***** Records to process

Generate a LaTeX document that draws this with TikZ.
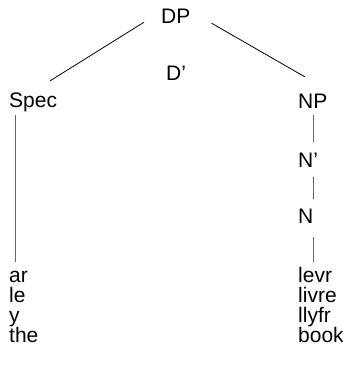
\documentclass[tikz,border=0pt]{standalone}
\usepackage{fontspec}
\setmainfont{Liberation Sans}
\usepackage{tikz}

\tikzset{
	cat/.style={anchor=base west,inner sep=0pt,text height=15pt,text depth=4pt,font=\fontsize{21}{25}\selectfont},
	branch/.style={draw=black,line width=0.8pt},
	stem/.style={draw=black!60,line width=1pt}
}

\begin{document}
	\begin{tikzpicture}[x=1pt,y=-1pt]
		\useasboundingbox (0,0) rectangle (343,373);
		
		\node[cat] (DP) at (161,23) {DP};
		\node[cat] (Dbar) at (166,80) {D'};
		\node[cat] (Spec) at (9,107) {Spec};
		\node[cat] (NP) at (298,108) {NP};
		\node[cat] (Nbar) at (298,167) {N'};
		\node[cat] (N) at (298,223) {N};
		
		\node[cat] (ar) at (9,282) {ar};
		\node[cat] (le) at (9,302) {le};
		\node[cat] (y) at (9,322) {y};
		\node[cat] (the) at (9,342) {the};
		\node[cat] (levr) at (298,282) {levr};
		\node[cat] (livre) at (298,302) {livre};
		\node[cat] (llyfr) at (298,322) {llyfr};
		\node[cat] (book) at (298,342) {book};
		
		\path[branch] ([xshift=-17pt,yshift=5pt]DP.south west) -- ([xshift=17pt,yshift=11pt]Spec.north);
		\path[branch] ([xshift=21pt,yshift=4pt]DP.south east) -- ([xshift=-8pt,yshift=16pt]NP.north);
		
		\path[stem,shorten <=4pt,shorten >=5pt] ([xshift=6pt]Spec.south west) -- ([xshift=6pt]ar.north west);
		\path[stem,shorten <=3pt,shorten >=10pt] ([xshift=15pt]NP.south west) -- ([xshift=15pt]Nbar.north west);
		\path[stem,shorten <=6pt,shorten >=9pt] ([xshift=15pt]Nbar.south west) -- ([xshift=15pt]N.north west);
		\path[stem,shorten <=10pt,shorten >=5pt] ([xshift=15pt]N.south west) -- ([xshift=15pt]levr.north west);
	\end{tikzpicture}
\end{document}
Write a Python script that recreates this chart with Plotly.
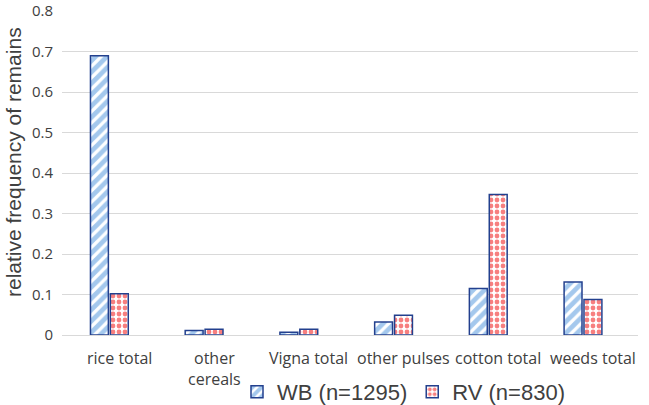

**********

### Given task:
Write out the whole listing again, exactly, with no pictures.

### Correct result:
Generate a LaTeX document that draws this with TikZ.
\documentclass[tikz,border=0pt]{standalone}
\usepackage{fontspec}
\setmainfont{Liberation Sans}
\usepackage{tikz}

\tikzset{
	cat/.style={anchor=base west,inner sep=0pt,text height=15pt,text depth=4pt,font=\fontsize{21}{25}\selectfont},
	branch/.style={draw=black,line width=0.8pt},
	stem/.style={draw=black!60,line width=1pt}
}

\begin{document}
	\begin{tikzpicture}[x=1pt,y=-1pt]
		\useasboundingbox (0,0) rectangle (343,373);
		
		\node[cat] (DP) at (161,23) {DP};
		\node[cat] (Dbar) at (166,80) {D'};
		\node[cat] (Spec) at (9,107) {Spec};
		\node[cat] (NP) at (298,108) {NP};
		\node[cat] (Nbar) at (298,167) {N'};
		\node[cat] (N) at (298,223) {N};
		
		\node[cat] (ar) at (9,282) {ar};
		\node[cat] (le) at (9,302) {le};
		\node[cat] (y) at (9,322) {y};
		\node[cat] (the) at (9,342) {the};
		\node[cat] (levr) at (298,282) {levr};
		\node[cat] (livre) at (298,302) {livre};
		\node[cat] (llyfr) at (298,322) {llyfr};
		\node[cat] (book) at (298,342) {book};
		
		\path[branch] ([xshift=-17pt,yshift=5pt]DP.south west) -- ([xshift=17pt,yshift=11pt]Spec.north);
		\path[branch] ([xshift=21pt,yshift=4pt]DP.south east) -- ([xshift=-8pt,yshift=16pt]NP.north);
		
		\path[stem,shorten <=4pt,shorten >=5pt] ([xshift=6pt]Spec.south west) -- ([xshift=6pt]ar.north west);
		\path[stem,shorten <=3pt,shorten >=10pt] ([xshift=15pt]NP.south west) -- ([xshift=15pt]Nbar.north west);
		\path[stem,shorten <=6pt,shorten >=9pt] ([xshift=15pt]Nbar.south west) -- ([xshift=15pt]N.north west);
		\path[stem,shorten <=10pt,shorten >=5pt] ([xshift=15pt]N.south west) -- ([xshift=15pt]levr.north west);
	\end{tikzpicture}
\end{document}
Write a Python script that recreates this chart with Plotly.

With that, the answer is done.